Layo Harris, a student in Professor Porter’s American Multicultural Literature course, introduced the poet and read some of the class’s responses to Ayala’s work.
During the reading, Ayala discussed the themes of immigration, poverty, and struggle present in her poems. She also spoke about the use of writing to confront adversity or pain and move beyond it, to begin the process of healing and thus become who we were meant to be in spite of the traumas we have experienced. She spoke of people who had incredible challenges in their lives and could “still sing at the end of the day,” of how she finds “beauty everywhere, even where there is great difficulty.”

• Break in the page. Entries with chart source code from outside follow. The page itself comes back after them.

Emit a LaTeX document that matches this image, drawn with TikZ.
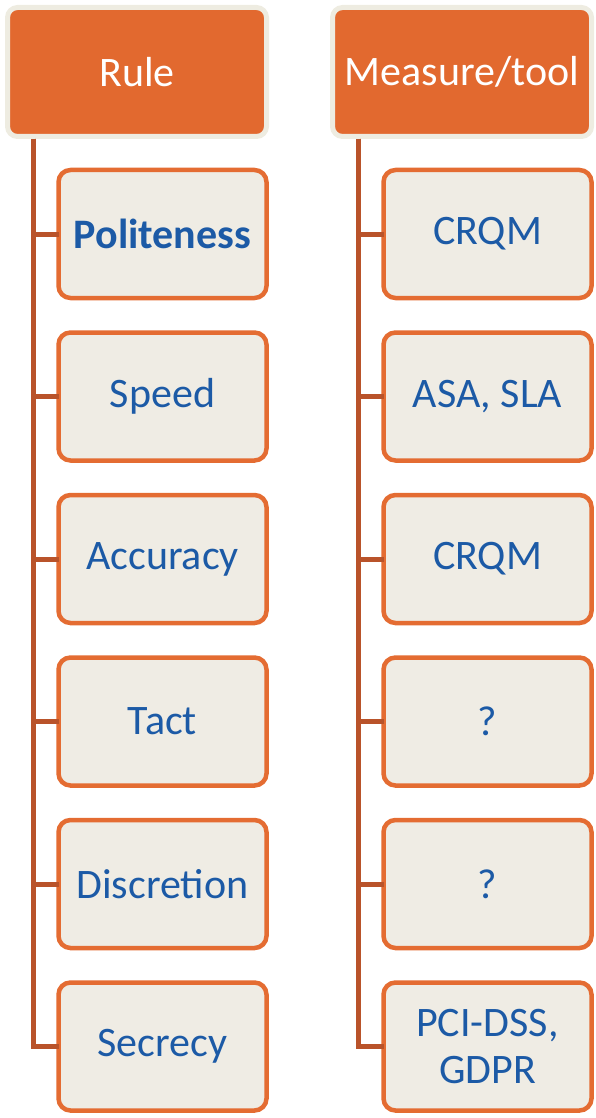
\documentclass[tikz,border=0pt]{standalone}
\usepackage{fontspec}
\setmainfont{Carlito}
\usepackage{tikz}
\usetikzlibrary{positioning}
\definecolor{hdorange}{HTML}{E2692F}
\definecolor{hdrim}{HTML}{EEECE1}
\definecolor{itemrim}{HTML}{E46C32}
\definecolor{itemfill}{HTML}{EFECE4}
\definecolor{itemtext}{HTML}{1C5AA6}
\definecolor{linkcol}{HTML}{B9532A}

\begin{document}
\begin{tikzpicture}[x=1pt,y=1pt,
  every node/.style={font=\fontsize{42}{47}\selectfont,align=center},
  head/.style={rectangle,rounded corners=10pt,draw=hdrim,line width=5pt,
               fill=hdorange,text=white,outer sep=0pt,
               minimum width=259pt,minimum height=129pt,inner sep=2pt},
  item/.style={rectangle,rounded corners=12pt,draw=itemrim,line width=4.5pt,
               fill=itemfill,text=itemtext,outer sep=0pt,
               minimum width=208pt,minimum height=128pt,inner sep=2pt},
  link/.style={draw=linkcol,line width=5pt},
]
\useasboundingbox (0,0) rectangle (596,-1118);

\node[head] (rule) at (137,-72) {Rule};
\node[head,right=66pt of rule] (measure) {Measure/tool};

\node[item,below=33.5pt of rule.south east,anchor=north east] (r1) {\textbf{Politeness}};
\node[item,below=34.5pt of r1] (r2) {Speed};
\node[item,below=34.5pt of r2] (r3) {Accuracy};
\node[item,below=34.5pt of r3] (r4) {Tact};
\node[item,below=34.5pt of r4] (r5) {Discretion};
\node[item,below=34.5pt of r5] (r6) {Secrecy};

\node[item,below=33.5pt of measure.south east,anchor=north east] (m1) {CRQM};
\node[item,below=34.5pt of m1] (m2) {ASA, SLA};
\node[item,below=34.5pt of m2] (m3) {CRQM};
\node[item,below=34.5pt of m3] (m4) {?};
\node[item,below=34.5pt of m4] (m5) {?};
\node[item,below=34.5pt of m5] (m6) {PCI-DSS,\\GDPR};

\coordinate (rtrunk) at ([xshift=25.5pt,yshift=-2.5pt]rule.south west);
\coordinate (mtrunk) at ([xshift=25.5pt,yshift=-2.5pt]measure.south west);

\draw[link] (rtrunk) |- (r1.west);
\draw[link] (rtrunk) |- (r2.west);
\draw[link] (rtrunk) |- (r3.west);
\draw[link] (rtrunk) |- (r4.west);
\draw[link] (rtrunk) |- (r5.west);
\draw[link] (rtrunk) |- (r6.west);

\draw[link] (mtrunk) |- (m1.west);
\draw[link] (mtrunk) |- (m2.west);
\draw[link] (mtrunk) |- (m3.west);
\draw[link] (mtrunk) |- (m4.west);
\draw[link] (mtrunk) |- (m5.west);
\draw[link] (mtrunk) |- (m6.west);
\end{tikzpicture}
\end{document}
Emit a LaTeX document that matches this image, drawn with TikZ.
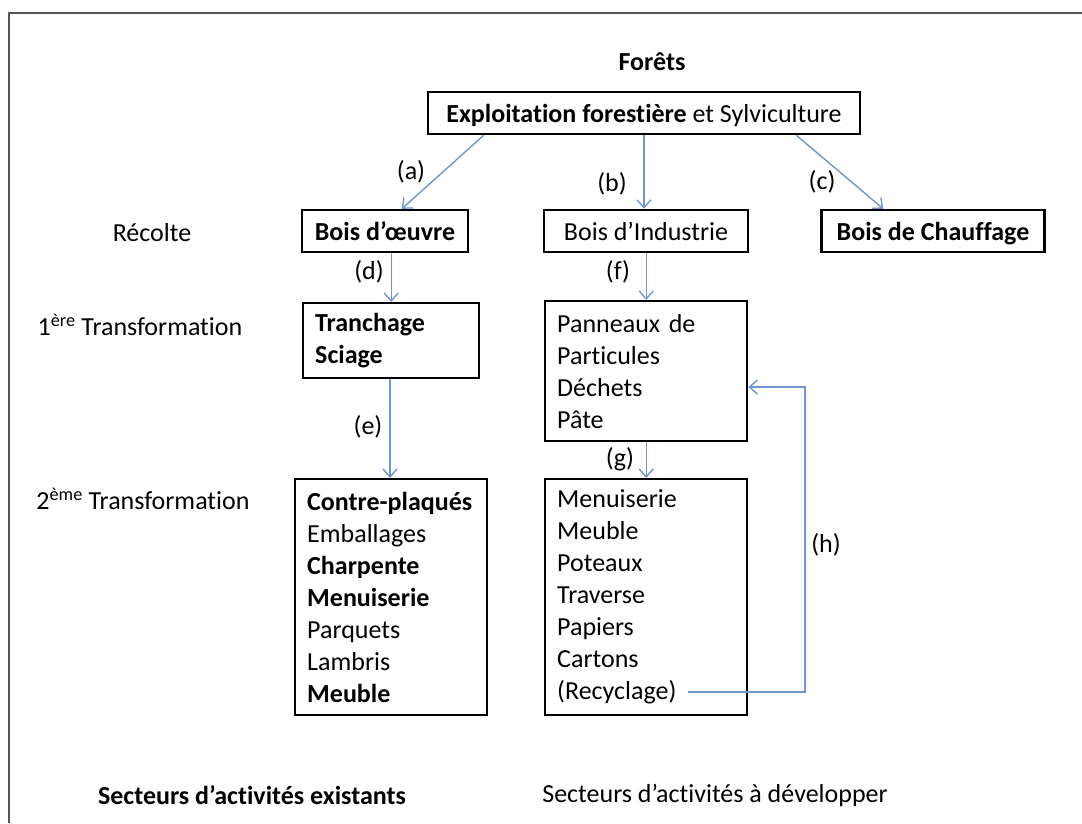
\documentclass[tikz,border=0pt]{standalone}
\usepackage{fontspec}
\setmainfont{Carlito}[Ligatures=NoCommon]
\usepackage{tikz}
\usetikzlibrary{arrows.meta,%
                positioning}
\definecolor{arrowblue}{RGB}{112,150,205}
\definecolor{framegray}{RGB}{85,85,85}

\begin{document}
\begin{tikzpicture}[x=1pt,y=-1pt,
  txt/.style={font=\fontsize{26}{32}\selectfont, inner sep=0pt},
  box/.style={txt, draw, line width=2.4pt, inner xsep=11pt},
  onebox/.style={box, minimum height=42pt, text height=20pt, text depth=2pt},
  listbox/.style={box, anchor=north west, align=left},
  arr/.style={arrowblue, line width=1.4pt, -{Straight Barb[length=8pt,width=14pt]}},
  lbl/.style={txt}]
\useasboundingbox (0,0) rectangle (1082,823);
%\fill[white] (0,0) rectangle (1082,823);
\draw[framegray, line width=2.5pt] (9,823) -- (9,13) -- (1082,13);

\node[lbl] (forets) at (652,62) {\textbf{Forêts}};
\node[onebox, minimum width=432pt] (top) at (644,113)
  {\textbf{Exploitation forestière} et Sylviculture};

\node[lbl] (recolte) at (152,233) {Récolte};
\node[onebox, minimum width=166pt] (oeuvre) at (385,231) {\textbf{Bois d’œuvre}};
\node[onebox, minimum width=204pt] (indus) at (646,231) {Bois d’Industrie};
\node[onebox, minimum width=223pt] (chauff) at (933,231) {\textbf{Bois de Chauffage}};

\node[lbl] (trans1) at (140,325) {1\textsuperscript{ère} Transformation};
\node[listbox, minimum width=176pt, minimum height=75pt, text width=152pt] (tranch) at (302,302)
  {\textbf{Tranchage}\\\textbf{Sciage}};
\node[listbox, minimum width=202pt, minimum height=140pt, text width=178pt] (panneaux) at (544,300)
  {Panneaux de\\Particules\\Déchets\\Pâte};

\node[lbl] (trans2) at (143,499) {2\textsuperscript{ème} Transformation};
\node[listbox, minimum width=192pt, minimum height=236pt, text width=168pt] (secdeux) at (294,478)
  {\textbf{Contre-plaqués}\\Emballages\\\textbf{Charpente}\\\textbf{Menuiserie}\\Parquets\\Lambris\\\textbf{Meuble}};
\node[listbox, minimum width=202pt, minimum height=236pt, text width=178pt] (usages) at (544,478)
  {Menuiserie\\Meuble\\Poteaux\\Traverse\\Papiers\\Cartons\\(Recyclage)};

\node[lbl] (existants) at (252,795) {\textbf{Secteurs d’activités existants}};
\node[lbl] (developper) at (715,795) {Secteurs d’activités à développer};

\draw[arr] ([xshift=57pt]top.south west) -- ([xshift=101pt]oeuvre.north west);
\draw[arr] (top.south) -- (top.south |- indus.north);
\draw[arr] ([xshift=-65pt]top.south east) -- ([xshift=63pt]chauff.north west);
\draw[arr] (tranch.north |- oeuvre.south) -- (tranch.north);
\draw[arr] (indus.south -| panneaux.north) -- (panneaux.north);
\draw[arr] (tranch.south -| 390,0) -- (secdeux.north -| 390,0);
\draw[arr] (panneaux.south) -- (usages.north);
\coordinate (rec) at (688,692);
\draw[arr] (rec) -- (805,692) -- (805,387) -- (panneaux.east |- 0,387);

\node[lbl] at (411,172) {(a)};
\node[lbl] at (612,184) {(b)};
\node[lbl] at (822,182) {(c)};
\node[lbl] at (369,272) {(d)};
\node[lbl] at (618,272) {(f)};
\node[lbl] at (368,427) {(e)};
\node[lbl] at (620,459) {(g)};
\node[lbl] at (826,545) {(h)};
\end{tikzpicture}
\end{document}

One student asked about her view of the American dream, particularly in light of the current political climate, and she responded that we shouldn’t dismiss or denigrate the dream. We need to acknowledge what we have so that we don’t misuse it, she said, and she added that the hope the dream holds out helps keep people moving forward so that they and their children can reach a better place. She indicated that we need to be aware of the failings of the dream, but that instead of turning our backs on it, we should keep working to broaden its perspective and make sure it can accommodate more.
Ayala continued her conversations with the audience at the book signing that followed the reading.
The event was attended by over a hundred students and community members and made a powerful impact on the Marymount campus. Many students remarked how much they related to both Ayala’s poetry and her discussion, and they were grateful to have had the chance to hear her speak.